Oh mother oh mother, war the deadly dragon,
Swallows like a python, with no care for love,
Nor fear of God above.
Weep not; cry not, enough isn't enough,
For they are so deaf to your plea oh mother,
None will ever bother.
A teacher and poet Jokondino from Uganda wrote these verses and posted them recently on the Internet. Jokondino lives in a northern zone of this African country, which for long has been torn by a local war. As Patience Akpan-Obong, African scholar who lives in the U.S. and investigates Ugandas’s Internet put it, Jakondino gives voice to unspoken fears and dreams unutterable during the war.
The curious part of the Jokondino story is about a lack of reliable, fast access to the Internet available to an average family in Canada. Jokondino accesses the Internet via equipment that runs on 12V solar batteries. Steady supply of electricity is not available in those refuge camps. The battery-operated equipment is an American technology and its installation in refugee camps has been made possible by international aid programs. Akpan-Obong explains that this unusual access to the Internet gives an opportunity to disarmed soldiers and victims of the war to tell their stories to the outside world. Jokondino uses the Internet for practical purposes as well, announcing when his school needs rechargeable batteries and chargers.

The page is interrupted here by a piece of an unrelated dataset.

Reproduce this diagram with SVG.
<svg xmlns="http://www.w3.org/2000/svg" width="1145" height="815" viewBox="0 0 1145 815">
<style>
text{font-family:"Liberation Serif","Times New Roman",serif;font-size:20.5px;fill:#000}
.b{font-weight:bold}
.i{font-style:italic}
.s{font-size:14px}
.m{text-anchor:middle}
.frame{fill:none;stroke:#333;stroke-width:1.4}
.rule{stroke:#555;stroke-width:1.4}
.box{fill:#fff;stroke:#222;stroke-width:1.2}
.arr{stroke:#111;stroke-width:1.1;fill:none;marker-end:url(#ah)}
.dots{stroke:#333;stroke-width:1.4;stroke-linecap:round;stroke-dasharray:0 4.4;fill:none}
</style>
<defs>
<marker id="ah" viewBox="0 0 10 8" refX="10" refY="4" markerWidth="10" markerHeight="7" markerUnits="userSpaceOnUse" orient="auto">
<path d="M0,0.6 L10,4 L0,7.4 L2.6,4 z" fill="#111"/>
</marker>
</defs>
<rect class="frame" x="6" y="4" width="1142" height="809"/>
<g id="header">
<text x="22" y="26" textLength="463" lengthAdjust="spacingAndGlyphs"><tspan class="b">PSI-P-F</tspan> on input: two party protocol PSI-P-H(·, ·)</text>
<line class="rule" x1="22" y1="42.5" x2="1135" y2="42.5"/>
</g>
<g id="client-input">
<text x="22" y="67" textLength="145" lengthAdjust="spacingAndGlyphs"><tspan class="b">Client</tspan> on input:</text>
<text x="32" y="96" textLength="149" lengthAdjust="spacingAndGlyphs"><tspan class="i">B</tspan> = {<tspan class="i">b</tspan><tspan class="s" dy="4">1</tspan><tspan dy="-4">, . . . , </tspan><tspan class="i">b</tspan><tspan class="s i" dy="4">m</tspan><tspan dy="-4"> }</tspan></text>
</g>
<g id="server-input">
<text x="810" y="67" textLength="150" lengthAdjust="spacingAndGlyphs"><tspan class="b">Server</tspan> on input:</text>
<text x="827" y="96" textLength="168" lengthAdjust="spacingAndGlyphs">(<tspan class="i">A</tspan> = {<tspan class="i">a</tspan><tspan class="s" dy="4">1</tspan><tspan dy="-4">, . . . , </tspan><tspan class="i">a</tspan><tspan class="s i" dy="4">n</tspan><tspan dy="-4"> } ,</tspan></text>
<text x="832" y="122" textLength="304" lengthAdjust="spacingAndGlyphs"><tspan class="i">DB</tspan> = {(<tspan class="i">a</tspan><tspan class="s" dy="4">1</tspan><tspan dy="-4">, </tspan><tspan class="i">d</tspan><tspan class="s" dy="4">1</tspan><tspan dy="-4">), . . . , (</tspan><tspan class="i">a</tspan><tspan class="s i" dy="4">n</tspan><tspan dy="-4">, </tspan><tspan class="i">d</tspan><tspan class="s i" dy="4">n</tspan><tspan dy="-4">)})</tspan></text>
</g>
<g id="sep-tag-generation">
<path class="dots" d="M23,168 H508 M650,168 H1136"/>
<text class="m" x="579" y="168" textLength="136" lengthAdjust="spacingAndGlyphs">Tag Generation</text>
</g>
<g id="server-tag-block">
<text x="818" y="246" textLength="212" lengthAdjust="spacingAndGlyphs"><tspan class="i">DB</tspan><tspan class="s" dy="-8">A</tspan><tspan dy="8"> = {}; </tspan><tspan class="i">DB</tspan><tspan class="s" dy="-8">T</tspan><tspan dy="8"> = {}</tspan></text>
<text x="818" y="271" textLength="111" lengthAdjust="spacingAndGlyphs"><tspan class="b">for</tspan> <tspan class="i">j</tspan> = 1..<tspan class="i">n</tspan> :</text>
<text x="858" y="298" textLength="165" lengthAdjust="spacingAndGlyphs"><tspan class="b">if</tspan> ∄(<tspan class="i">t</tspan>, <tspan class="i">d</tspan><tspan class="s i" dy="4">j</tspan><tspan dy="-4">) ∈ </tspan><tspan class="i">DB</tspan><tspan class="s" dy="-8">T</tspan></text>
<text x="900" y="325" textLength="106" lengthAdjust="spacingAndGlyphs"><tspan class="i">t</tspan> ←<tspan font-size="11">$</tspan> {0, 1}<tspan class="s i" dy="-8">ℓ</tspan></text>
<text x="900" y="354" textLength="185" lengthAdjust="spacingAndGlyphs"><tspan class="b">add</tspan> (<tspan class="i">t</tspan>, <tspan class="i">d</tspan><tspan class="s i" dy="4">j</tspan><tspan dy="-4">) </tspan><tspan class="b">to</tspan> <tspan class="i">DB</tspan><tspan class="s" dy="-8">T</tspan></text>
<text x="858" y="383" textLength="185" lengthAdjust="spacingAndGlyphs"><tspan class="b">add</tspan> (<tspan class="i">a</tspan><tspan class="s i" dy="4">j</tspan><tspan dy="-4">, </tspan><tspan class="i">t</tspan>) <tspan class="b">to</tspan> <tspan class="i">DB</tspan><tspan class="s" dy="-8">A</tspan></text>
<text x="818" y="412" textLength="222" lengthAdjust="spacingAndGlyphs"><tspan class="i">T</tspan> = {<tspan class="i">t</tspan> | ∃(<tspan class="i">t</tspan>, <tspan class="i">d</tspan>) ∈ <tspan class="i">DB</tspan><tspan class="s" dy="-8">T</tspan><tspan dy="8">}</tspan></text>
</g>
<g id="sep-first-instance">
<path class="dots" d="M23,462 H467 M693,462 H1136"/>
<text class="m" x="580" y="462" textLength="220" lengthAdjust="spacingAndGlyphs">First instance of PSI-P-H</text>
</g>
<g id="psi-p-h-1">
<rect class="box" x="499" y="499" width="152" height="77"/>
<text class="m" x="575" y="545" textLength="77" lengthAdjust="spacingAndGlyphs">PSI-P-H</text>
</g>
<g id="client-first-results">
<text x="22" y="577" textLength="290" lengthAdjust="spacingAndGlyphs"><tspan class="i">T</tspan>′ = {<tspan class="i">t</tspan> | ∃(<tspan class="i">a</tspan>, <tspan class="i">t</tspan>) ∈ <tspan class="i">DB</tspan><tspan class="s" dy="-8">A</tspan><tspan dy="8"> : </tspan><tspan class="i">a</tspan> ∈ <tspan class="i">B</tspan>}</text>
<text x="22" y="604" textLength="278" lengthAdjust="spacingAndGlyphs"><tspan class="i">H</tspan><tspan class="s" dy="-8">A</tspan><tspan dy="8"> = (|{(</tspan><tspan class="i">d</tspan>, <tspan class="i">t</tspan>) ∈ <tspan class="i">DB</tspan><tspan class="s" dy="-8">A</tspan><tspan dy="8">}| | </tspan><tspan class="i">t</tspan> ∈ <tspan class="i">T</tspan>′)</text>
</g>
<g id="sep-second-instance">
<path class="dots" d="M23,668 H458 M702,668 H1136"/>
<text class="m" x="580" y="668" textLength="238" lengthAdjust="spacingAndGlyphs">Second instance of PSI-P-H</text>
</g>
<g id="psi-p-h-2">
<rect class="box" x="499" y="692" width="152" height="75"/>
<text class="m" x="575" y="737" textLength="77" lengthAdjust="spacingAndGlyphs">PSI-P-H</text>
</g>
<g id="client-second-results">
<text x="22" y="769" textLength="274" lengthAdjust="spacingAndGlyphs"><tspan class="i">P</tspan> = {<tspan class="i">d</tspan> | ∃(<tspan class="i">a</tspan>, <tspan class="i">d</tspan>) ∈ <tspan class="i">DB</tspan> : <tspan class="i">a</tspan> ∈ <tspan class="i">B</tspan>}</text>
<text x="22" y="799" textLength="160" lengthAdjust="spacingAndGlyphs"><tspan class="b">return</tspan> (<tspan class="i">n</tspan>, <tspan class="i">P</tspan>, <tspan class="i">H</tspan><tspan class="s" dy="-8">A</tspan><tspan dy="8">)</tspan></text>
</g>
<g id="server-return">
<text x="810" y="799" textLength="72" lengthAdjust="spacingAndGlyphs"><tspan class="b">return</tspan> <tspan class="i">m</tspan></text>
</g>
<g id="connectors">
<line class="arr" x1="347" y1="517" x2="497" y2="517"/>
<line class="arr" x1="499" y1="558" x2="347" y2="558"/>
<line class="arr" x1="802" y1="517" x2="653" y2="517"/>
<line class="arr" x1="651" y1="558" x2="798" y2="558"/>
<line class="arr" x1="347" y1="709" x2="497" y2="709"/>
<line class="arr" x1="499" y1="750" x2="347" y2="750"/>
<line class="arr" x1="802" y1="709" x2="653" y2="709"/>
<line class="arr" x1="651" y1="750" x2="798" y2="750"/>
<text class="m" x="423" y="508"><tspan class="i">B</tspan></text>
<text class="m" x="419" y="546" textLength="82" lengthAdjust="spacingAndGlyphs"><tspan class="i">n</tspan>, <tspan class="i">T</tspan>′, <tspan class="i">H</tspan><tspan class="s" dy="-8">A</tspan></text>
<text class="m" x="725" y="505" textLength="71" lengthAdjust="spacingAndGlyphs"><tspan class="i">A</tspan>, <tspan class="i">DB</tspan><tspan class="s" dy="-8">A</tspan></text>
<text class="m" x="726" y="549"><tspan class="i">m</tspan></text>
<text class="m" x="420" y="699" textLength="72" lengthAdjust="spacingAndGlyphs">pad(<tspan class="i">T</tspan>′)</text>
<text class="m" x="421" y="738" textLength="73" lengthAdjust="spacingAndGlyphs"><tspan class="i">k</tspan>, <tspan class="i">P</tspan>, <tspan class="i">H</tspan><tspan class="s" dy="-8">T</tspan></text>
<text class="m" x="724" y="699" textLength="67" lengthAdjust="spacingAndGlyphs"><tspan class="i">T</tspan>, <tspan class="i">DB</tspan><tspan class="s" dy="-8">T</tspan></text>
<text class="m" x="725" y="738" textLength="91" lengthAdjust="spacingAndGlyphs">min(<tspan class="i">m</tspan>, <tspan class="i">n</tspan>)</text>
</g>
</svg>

In another refugee camp, a secondary school teacher was able to connect via the Internet his students with overseas donors who offered scholarships. Not only that educating overseas has guaranteed better prospects to these young people, but they were also rescued from temptations of surviving by volunteering for paramilitary formations.
These vignettes from Uganda tell us that the Internet can be a tool of peace. It can help communication, openness, discussion, and acceptance of differences as the conditions for democracy and advancement of civic society.
But the same Internet can also be used in the opposite way, as a tool of war. Individuals, groups and organizations with extreme political views air their aggressive agendas on the Internet. Beyond this obvious communication abuse, the Internet can serve as a venue for stealing sensitive information of national interest, breaking into defence computer systems in order to damage them, attacking power grids, water supply facilities and other infrastructure that uses computers connected to the Internet. All this has given rise to a new sort of war called “cyber warfare.”
Cyber warriors include intelligence, military agencies and other government organizations, industrial espionage, and militant groups and individuals around the world. A recent example of cyber war is the attack on computer systems of Google China in December 2009. Google provides the world’s most popular Internet search service, along with a free email system and some other services. The alleged cyber warrior: the Chinese government. The cause for the attack: getting hold of information on human rights activists. A number of other foreign companies doing business in China were also attacked. In fact, militant uses of the Internet continue on the 24/7/365 basis. The dragon of war spits fire through the Internet as well.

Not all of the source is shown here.